Work to be completed = All of the data should be repeated exactly; pictures are not part of the copy.

· · · ·

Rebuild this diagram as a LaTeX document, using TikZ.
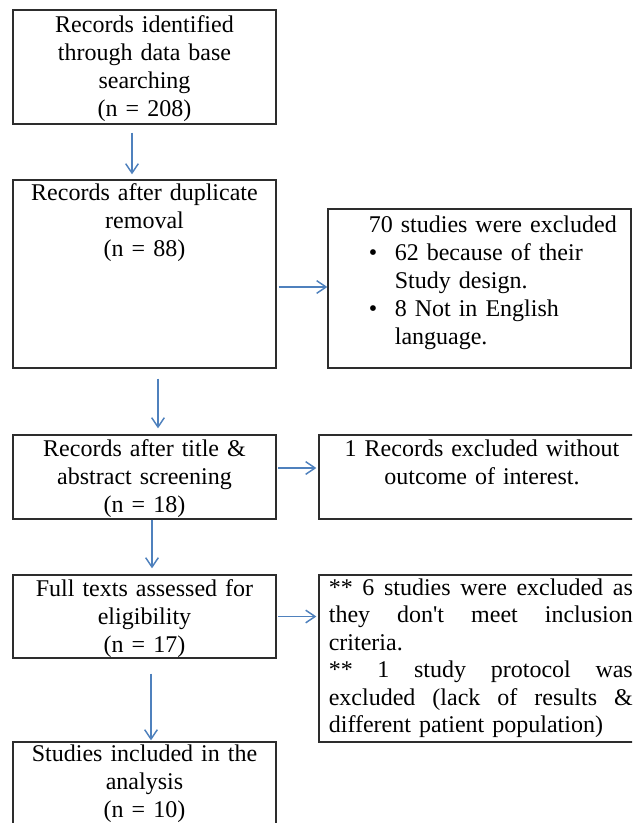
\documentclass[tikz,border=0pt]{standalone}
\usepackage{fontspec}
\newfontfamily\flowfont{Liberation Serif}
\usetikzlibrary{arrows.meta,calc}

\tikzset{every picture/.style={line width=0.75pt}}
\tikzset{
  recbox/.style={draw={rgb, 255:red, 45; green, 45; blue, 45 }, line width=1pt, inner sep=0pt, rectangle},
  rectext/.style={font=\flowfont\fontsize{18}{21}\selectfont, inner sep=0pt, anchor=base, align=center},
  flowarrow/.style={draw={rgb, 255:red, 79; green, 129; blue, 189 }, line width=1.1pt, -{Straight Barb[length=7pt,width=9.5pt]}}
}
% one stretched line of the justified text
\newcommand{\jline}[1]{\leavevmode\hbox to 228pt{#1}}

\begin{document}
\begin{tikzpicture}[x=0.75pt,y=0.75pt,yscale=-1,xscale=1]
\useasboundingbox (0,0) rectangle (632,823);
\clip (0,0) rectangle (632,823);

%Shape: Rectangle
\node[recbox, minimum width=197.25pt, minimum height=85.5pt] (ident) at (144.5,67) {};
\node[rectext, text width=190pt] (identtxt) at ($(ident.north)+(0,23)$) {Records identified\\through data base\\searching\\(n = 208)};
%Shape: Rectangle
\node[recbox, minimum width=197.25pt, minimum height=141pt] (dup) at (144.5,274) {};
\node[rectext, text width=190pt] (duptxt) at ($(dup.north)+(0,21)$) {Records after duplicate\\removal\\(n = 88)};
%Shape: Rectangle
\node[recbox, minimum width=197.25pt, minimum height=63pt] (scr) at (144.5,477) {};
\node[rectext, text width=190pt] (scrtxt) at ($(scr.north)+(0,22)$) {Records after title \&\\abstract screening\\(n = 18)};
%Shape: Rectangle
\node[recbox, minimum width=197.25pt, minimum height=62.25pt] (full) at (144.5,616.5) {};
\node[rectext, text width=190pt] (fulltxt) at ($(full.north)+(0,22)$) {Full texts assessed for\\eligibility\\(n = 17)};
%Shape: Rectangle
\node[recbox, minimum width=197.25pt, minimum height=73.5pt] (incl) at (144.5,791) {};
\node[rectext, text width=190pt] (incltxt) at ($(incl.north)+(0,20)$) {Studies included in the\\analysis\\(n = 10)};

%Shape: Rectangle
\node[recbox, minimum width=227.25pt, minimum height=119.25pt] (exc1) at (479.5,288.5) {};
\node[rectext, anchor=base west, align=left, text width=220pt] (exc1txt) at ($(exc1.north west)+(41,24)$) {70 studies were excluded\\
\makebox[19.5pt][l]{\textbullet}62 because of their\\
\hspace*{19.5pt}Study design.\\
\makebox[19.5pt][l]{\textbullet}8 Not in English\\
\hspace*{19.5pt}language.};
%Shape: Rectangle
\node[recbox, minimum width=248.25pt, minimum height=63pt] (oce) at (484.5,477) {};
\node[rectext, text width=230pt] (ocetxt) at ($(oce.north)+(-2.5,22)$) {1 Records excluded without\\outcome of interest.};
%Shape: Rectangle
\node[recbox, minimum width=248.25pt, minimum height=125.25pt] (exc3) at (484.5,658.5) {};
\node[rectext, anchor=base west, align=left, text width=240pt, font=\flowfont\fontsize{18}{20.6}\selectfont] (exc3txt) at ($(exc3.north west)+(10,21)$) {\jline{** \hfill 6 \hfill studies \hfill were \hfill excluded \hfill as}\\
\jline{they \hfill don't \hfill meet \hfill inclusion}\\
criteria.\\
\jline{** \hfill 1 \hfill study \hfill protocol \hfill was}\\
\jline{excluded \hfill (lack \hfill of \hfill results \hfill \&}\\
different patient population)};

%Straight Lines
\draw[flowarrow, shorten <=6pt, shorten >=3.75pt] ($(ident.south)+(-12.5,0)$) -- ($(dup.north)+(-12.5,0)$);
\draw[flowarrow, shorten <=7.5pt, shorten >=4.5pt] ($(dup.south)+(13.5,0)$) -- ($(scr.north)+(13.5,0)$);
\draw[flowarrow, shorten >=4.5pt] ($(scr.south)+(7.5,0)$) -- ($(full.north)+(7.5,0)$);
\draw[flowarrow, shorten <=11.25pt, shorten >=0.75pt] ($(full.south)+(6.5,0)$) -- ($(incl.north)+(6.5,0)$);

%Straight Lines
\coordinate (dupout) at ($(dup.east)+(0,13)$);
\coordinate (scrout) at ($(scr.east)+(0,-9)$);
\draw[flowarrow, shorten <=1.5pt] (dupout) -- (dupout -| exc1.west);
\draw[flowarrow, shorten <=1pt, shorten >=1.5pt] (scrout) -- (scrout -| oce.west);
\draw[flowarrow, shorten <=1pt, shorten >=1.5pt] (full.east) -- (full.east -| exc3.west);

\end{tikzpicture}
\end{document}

· · · ·

Solution to this exercise =
Rebuild this diagram as a LaTeX document, using TikZ.
\documentclass[tikz,border=0pt]{standalone}
\usepackage{fontspec}
\newfontfamily\flowfont{Liberation Serif}
\usetikzlibrary{arrows.meta,calc}

\tikzset{every picture/.style={line width=0.75pt}}
\tikzset{
  recbox/.style={draw={rgb, 255:red, 45; green, 45; blue, 45 }, line width=1pt, inner sep=0pt, rectangle},
  rectext/.style={font=\flowfont\fontsize{18}{21}\selectfont, inner sep=0pt, anchor=base, align=center},
  flowarrow/.style={draw={rgb, 255:red, 79; green, 129; blue, 189 }, line width=1.1pt, -{Straight Barb[length=7pt,width=9.5pt]}}
}
% one stretched line of the justified text
\newcommand{\jline}[1]{\leavevmode\hbox to 228pt{#1}}

\begin{document}
\begin{tikzpicture}[x=0.75pt,y=0.75pt,yscale=-1,xscale=1]
\useasboundingbox (0,0) rectangle (632,823);
\clip (0,0) rectangle (632,823);

%Shape: Rectangle
\node[recbox, minimum width=197.25pt, minimum height=85.5pt] (ident) at (144.5,67) {};
\node[rectext, text width=190pt] (identtxt) at ($(ident.north)+(0,23)$) {Records identified\\through data base\\searching\\(n = 208)};
%Shape: Rectangle
\node[recbox, minimum width=197.25pt, minimum height=141pt] (dup) at (144.5,274) {};
\node[rectext, text width=190pt] (duptxt) at ($(dup.north)+(0,21)$) {Records after duplicate\\removal\\(n = 88)};
%Shape: Rectangle
\node[recbox, minimum width=197.25pt, minimum height=63pt] (scr) at (144.5,477) {};
\node[rectext, text width=190pt] (scrtxt) at ($(scr.north)+(0,22)$) {Records after title \&\\abstract screening\\(n = 18)};
%Shape: Rectangle
\node[recbox, minimum width=197.25pt, minimum height=62.25pt] (full) at (144.5,616.5) {};
\node[rectext, text width=190pt] (fulltxt) at ($(full.north)+(0,22)$) {Full texts assessed for\\eligibility\\(n = 17)};
%Shape: Rectangle
\node[recbox, minimum width=197.25pt, minimum height=73.5pt] (incl) at (144.5,791) {};
\node[rectext, text width=190pt] (incltxt) at ($(incl.north)+(0,20)$) {Studies included in the\\analysis\\(n = 10)};

%Shape: Rectangle
\node[recbox, minimum width=227.25pt, minimum height=119.25pt] (exc1) at (479.5,288.5) {};
\node[rectext, anchor=base west, align=left, text width=220pt] (exc1txt) at ($(exc1.north west)+(41,24)$) {70 studies were excluded\\
\makebox[19.5pt][l]{\textbullet}62 because of their\\
\hspace*{19.5pt}Study design.\\
\makebox[19.5pt][l]{\textbullet}8 Not in English\\
\hspace*{19.5pt}language.};
%Shape: Rectangle
\node[recbox, minimum width=248.25pt, minimum height=63pt] (oce) at (484.5,477) {};
\node[rectext, text width=230pt] (ocetxt) at ($(oce.north)+(-2.5,22)$) {1 Records excluded without\\outcome of interest.};
%Shape: Rectangle
\node[recbox, minimum width=248.25pt, minimum height=125.25pt] (exc3) at (484.5,658.5) {};
\node[rectext, anchor=base west, align=left, text width=240pt, font=\flowfont\fontsize{18}{20.6}\selectfont] (exc3txt) at ($(exc3.north west)+(10,21)$) {\jline{** \hfill 6 \hfill studies \hfill were \hfill excluded \hfill as}\\
\jline{they \hfill don't \hfill meet \hfill inclusion}\\
criteria.\\
\jline{** \hfill 1 \hfill study \hfill protocol \hfill was}\\
\jline{excluded \hfill (lack \hfill of \hfill results \hfill \&}\\
different patient population)};

%Straight Lines
\draw[flowarrow, shorten <=6pt, shorten >=3.75pt] ($(ident.south)+(-12.5,0)$) -- ($(dup.north)+(-12.5,0)$);
\draw[flowarrow, shorten <=7.5pt, shorten >=4.5pt] ($(dup.south)+(13.5,0)$) -- ($(scr.north)+(13.5,0)$);
\draw[flowarrow, shorten >=4.5pt] ($(scr.south)+(7.5,0)$) -- ($(full.north)+(7.5,0)$);
\draw[flowarrow, shorten <=11.25pt, shorten >=0.75pt] ($(full.south)+(6.5,0)$) -- ($(incl.north)+(6.5,0)$);

%Straight Lines
\coordinate (dupout) at ($(dup.east)+(0,13)$);
\coordinate (scrout) at ($(scr.east)+(0,-9)$);
\draw[flowarrow, shorten <=1.5pt] (dupout) -- (dupout -| exc1.west);
\draw[flowarrow, shorten <=1pt, shorten >=1.5pt] (scrout) -- (scrout -| oce.west);
\draw[flowarrow, shorten <=1pt, shorten >=1.5pt] (full.east) -- (full.east -| exc3.west);

\end{tikzpicture}
\end{document}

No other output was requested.